EXERCISE REQUIREMENTS. Starting at the first line of the data below, retype every line up to and including the one containing "(0,0) rectangle (1568,1184);".

INFORMATION SHOWN.
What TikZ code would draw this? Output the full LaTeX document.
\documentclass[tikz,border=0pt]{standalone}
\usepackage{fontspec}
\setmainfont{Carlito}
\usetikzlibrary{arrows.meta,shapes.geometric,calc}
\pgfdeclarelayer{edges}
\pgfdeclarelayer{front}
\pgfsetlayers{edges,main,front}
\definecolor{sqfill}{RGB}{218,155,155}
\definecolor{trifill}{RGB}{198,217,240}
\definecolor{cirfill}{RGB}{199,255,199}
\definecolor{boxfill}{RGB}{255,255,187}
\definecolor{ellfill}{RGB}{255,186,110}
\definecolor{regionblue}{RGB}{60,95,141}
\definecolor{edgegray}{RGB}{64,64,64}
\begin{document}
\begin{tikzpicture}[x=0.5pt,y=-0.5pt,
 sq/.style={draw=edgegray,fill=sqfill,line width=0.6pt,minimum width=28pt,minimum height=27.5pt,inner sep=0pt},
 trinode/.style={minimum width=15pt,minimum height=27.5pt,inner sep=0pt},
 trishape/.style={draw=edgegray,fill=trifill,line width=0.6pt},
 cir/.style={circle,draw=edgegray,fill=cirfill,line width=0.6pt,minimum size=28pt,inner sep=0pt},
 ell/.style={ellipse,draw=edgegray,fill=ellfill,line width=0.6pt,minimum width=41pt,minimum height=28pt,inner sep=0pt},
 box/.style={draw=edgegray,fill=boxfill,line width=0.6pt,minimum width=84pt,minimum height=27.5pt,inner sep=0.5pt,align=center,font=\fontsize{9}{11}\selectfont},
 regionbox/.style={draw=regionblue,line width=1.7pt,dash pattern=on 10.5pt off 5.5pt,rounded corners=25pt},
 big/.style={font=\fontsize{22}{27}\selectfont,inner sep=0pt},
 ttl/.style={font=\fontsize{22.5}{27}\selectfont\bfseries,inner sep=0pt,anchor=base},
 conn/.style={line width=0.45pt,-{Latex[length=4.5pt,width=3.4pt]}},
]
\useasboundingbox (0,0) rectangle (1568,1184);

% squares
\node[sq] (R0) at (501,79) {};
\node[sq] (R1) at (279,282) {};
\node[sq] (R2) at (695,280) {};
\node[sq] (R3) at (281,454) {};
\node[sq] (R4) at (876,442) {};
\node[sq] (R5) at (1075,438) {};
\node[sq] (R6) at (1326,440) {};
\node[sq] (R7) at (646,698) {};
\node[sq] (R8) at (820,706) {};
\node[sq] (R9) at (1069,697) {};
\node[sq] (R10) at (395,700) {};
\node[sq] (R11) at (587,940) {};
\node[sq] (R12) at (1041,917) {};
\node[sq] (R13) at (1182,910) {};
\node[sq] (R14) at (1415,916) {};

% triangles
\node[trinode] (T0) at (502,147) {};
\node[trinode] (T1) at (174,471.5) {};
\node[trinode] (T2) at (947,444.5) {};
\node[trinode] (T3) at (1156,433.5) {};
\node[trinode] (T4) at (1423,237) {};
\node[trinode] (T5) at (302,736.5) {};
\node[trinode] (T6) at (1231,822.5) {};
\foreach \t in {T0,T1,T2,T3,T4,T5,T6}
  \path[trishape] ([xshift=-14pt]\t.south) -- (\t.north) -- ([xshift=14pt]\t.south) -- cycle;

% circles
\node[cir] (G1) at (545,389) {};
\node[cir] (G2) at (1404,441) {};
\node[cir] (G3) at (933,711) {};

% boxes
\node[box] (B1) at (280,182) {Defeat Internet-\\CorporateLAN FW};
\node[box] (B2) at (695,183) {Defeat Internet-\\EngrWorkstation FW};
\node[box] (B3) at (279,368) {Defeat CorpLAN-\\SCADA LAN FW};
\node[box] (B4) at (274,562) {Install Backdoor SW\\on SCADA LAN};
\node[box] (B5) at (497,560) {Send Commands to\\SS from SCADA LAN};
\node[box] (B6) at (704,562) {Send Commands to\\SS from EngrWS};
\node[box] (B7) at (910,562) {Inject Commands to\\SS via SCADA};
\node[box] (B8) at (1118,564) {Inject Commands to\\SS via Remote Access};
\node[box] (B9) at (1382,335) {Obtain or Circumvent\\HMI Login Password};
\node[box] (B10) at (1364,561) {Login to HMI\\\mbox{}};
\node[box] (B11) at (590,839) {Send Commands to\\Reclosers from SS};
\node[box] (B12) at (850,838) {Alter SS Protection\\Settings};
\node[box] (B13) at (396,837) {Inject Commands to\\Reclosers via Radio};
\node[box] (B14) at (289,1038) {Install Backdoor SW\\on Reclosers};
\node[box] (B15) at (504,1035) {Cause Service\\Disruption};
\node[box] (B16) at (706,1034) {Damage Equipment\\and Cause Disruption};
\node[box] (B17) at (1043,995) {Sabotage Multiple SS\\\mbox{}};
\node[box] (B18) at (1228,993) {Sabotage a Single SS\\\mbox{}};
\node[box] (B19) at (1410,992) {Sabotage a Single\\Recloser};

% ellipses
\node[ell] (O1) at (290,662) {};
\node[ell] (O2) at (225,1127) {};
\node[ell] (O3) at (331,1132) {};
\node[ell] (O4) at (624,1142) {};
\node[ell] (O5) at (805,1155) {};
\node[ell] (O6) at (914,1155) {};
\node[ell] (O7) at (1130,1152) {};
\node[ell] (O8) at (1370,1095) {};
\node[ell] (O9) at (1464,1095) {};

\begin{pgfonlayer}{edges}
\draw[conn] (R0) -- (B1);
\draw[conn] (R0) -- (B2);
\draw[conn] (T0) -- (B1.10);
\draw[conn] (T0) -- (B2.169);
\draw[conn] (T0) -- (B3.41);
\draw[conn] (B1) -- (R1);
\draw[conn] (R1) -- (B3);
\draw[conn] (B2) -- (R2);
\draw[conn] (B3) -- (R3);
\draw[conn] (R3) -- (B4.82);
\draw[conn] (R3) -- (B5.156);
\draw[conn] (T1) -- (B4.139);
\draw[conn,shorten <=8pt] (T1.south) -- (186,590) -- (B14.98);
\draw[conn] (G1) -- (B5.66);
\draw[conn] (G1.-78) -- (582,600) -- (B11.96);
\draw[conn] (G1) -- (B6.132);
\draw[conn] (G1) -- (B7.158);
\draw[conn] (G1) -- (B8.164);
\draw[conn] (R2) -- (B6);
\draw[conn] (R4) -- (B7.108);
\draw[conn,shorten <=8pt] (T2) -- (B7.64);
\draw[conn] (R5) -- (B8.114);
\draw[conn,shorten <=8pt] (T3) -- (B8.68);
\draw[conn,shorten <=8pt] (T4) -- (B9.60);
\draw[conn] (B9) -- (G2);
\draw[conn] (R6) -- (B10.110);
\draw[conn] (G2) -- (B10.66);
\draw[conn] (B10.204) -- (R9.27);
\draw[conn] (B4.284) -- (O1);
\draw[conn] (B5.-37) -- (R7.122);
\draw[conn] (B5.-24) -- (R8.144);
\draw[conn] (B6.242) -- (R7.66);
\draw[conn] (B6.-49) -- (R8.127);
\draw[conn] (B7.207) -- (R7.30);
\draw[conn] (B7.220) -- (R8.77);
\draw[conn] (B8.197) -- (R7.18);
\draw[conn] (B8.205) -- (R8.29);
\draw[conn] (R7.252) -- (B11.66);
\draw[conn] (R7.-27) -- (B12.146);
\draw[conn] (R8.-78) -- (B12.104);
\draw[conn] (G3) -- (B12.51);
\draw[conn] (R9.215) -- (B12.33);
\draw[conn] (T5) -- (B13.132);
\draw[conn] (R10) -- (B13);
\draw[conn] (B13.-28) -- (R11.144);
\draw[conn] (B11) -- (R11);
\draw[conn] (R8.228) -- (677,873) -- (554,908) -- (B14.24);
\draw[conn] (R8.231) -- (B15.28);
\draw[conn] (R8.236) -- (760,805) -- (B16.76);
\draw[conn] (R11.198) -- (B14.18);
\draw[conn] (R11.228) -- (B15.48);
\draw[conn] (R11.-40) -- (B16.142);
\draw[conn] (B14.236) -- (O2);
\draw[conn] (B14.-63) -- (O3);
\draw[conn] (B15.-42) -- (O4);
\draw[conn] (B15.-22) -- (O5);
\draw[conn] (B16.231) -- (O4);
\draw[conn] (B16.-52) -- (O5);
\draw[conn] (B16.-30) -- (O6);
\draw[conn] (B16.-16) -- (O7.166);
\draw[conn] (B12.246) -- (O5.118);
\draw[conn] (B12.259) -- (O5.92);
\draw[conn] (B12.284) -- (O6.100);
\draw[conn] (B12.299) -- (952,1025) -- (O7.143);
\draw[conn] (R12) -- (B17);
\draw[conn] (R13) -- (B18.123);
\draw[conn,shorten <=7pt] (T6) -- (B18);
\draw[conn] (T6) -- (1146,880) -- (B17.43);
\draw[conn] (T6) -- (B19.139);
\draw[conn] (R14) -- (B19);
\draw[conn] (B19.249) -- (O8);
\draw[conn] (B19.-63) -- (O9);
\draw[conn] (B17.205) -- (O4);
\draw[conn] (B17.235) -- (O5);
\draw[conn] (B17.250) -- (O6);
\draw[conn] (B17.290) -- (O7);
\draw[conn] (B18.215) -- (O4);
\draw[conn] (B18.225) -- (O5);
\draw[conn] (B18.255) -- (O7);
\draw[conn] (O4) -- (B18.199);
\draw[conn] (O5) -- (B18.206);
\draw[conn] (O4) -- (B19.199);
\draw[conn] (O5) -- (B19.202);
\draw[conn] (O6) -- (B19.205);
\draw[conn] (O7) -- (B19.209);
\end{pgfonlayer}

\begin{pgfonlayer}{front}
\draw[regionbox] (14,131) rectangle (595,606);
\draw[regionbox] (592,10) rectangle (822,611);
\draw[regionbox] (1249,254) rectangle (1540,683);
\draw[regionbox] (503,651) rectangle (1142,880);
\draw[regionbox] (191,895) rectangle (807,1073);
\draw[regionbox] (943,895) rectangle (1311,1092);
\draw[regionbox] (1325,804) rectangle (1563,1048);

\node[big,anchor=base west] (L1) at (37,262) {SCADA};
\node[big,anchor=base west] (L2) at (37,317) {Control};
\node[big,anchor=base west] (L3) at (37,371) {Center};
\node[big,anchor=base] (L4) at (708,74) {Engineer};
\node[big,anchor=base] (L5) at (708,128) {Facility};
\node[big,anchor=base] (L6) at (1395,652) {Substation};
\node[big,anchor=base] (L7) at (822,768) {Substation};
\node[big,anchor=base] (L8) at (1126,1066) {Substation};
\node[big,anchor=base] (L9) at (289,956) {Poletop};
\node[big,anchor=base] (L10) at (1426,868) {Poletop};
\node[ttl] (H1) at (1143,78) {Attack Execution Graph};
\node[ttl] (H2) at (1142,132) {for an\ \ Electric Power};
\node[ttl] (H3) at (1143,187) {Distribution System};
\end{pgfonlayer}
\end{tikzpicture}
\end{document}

TASK ANSWER.
What TikZ code would draw this? Output the full LaTeX document.
\documentclass[tikz,border=0pt]{standalone}
\usepackage{fontspec}
\setmainfont{Carlito}
\usetikzlibrary{arrows.meta,shapes.geometric,calc}
\pgfdeclarelayer{edges}
\pgfdeclarelayer{front}
\pgfsetlayers{edges,main,front}
\definecolor{sqfill}{RGB}{218,155,155}
\definecolor{trifill}{RGB}{198,217,240}
\definecolor{cirfill}{RGB}{199,255,199}
\definecolor{boxfill}{RGB}{255,255,187}
\definecolor{ellfill}{RGB}{255,186,110}
\definecolor{regionblue}{RGB}{60,95,141}
\definecolor{edgegray}{RGB}{64,64,64}
\begin{document}
\begin{tikzpicture}[x=0.5pt,y=-0.5pt,
 sq/.style={draw=edgegray,fill=sqfill,line width=0.6pt,minimum width=28pt,minimum height=27.5pt,inner sep=0pt},
 trinode/.style={minimum width=15pt,minimum height=27.5pt,inner sep=0pt},
 trishape/.style={draw=edgegray,fill=trifill,line width=0.6pt},
 cir/.style={circle,draw=edgegray,fill=cirfill,line width=0.6pt,minimum size=28pt,inner sep=0pt},
 ell/.style={ellipse,draw=edgegray,fill=ellfill,line width=0.6pt,minimum width=41pt,minimum height=28pt,inner sep=0pt},
 box/.style={draw=edgegray,fill=boxfill,line width=0.6pt,minimum width=84pt,minimum height=27.5pt,inner sep=0.5pt,align=center,font=\fontsize{9}{11}\selectfont},
 regionbox/.style={draw=regionblue,line width=1.7pt,dash pattern=on 10.5pt off 5.5pt,rounded corners=25pt},
 big/.style={font=\fontsize{22}{27}\selectfont,inner sep=0pt},
 ttl/.style={font=\fontsize{22.5}{27}\selectfont\bfseries,inner sep=0pt,anchor=base},
 conn/.style={line width=0.45pt,-{Latex[length=4.5pt,width=3.4pt]}},
]
\useasboundingbox (0,0) rectangle (1568,1184);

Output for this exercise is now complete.